I remember in my late twenties in a literature class hearing about an author my same age who had already written a number of books and was considered of great literary fame. I remember the thought passing through my mind, “Where have I been?”
Maybe I felt like I was going nowhere fast. The complexities that enter into how we perceive our lives are not easy to untangle. Now in my fifties, I look back at the years that are folded up now and set to rest, and wonder still what I have attained. Once I participated in an ice-breaker in a meeting of my sisters in Rome, and we had to state one word that described ourselves. I immediately put down the word, “Search.” I’m always on a search. And I realize now that I have subtly have considered this to be a negative thing. If I’m searching, I haven’t found something. I’m not settled. Not finished. Maybe I’ll never be finished looking for that something I wish I could find.
The Magi whom we contemplate today had spent a good bit of their life-span searching the skies for a star they knew would one day appear. Their search indicated that no other star was sufficient to move them, to transform them, to uproot them, to cause them to bow down in worship. They sought because they had not found. And that was a good thing. They knew that everything they had as yet encountered was good, but not great, not THE THING that was to mark their lives forever. And so they continued searching.
The star they followed led the three on another search. First they thought it would lead to a political kingdom, then to a religious elite, but ended up surprisingly in a poor hut where they laid their precious gifts before a Babe and his teenage mother. There as they discovered the King and God whom they recognized they had been searching for all their life, they also discovered themselves. Julian Carron, president of Communion and Liberation, wrote in his book Disarming Beauty, “A person rediscovers himself in a living encounter…. It is in an encounter that I become aware of myself…. The ‘I’ awakens from its imprisonment in its original womb, awakens from its tomb, from its sepulcher, from its closed situation of origin and–as it were–‘resurrects,’ becomes aware of itself, precisely in an encounter. The result of an encounter is that the sense of the person is kindled. It is as if the person were being born… This encounter enables us to discover the mystery of our ‘I.’ ‘He was himself, but even more himself.'” (page 79f.).

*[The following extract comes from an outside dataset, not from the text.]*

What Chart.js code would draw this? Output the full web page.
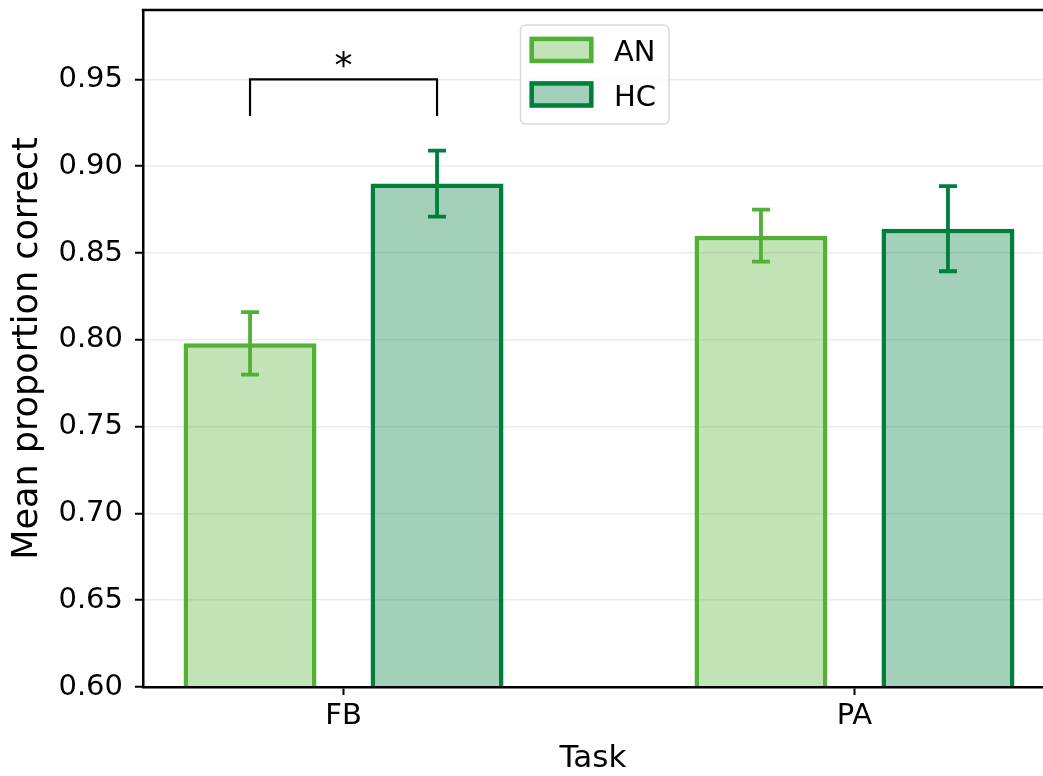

How do we experience this encounter today? An encounter that shifts the foundation of our personality and consciousness so that we become “even more of ourself”?
Our searching into our middle years has led us through many encounters, careers, hobbies, places of residence, relationships…. Our restlessness, we finally realize, is finally settled into quiet restfulness when we encounter Jesus. I could list a number of places where we could encounter Jesus today…all of which you would know. The point the story of the Magi makes, however, is to be ready for the unexpected places where God will encounter us.
Encounter happens, however, when we’re ready for a relational experience. There are times in all of our lives when relational openness and intensity grows a little dim. This is a simple contemplation you might make to strengthen your readiness to encounter the divine in your life:
- Remember a moment in your past that brought you great joy. Talk to God about how much you appreciate what happened. Express to him gratitude.
- Ask Jesus to tell you what he wants you to know about that experience.
- Ask Jesus to show you where he is in your life right now, to make you aware of his presence.
- Bow down beside the Magi and worship.
Mid-life is a great time to think about what you’ve been searching for and if you’ve found it. Sometimes we have found it, but don’t know how to rest in it, to stop searching and instead relish it and delight in it as it transforms us. It could be we haven’t found what we’ve been looking for and a contemplation such as the one above could be the Star that you’ve been waiting for to lead you to an encounter that will totally satisfy you.
In either case, on this Epiphany day, may you follow his Star wherever it leads!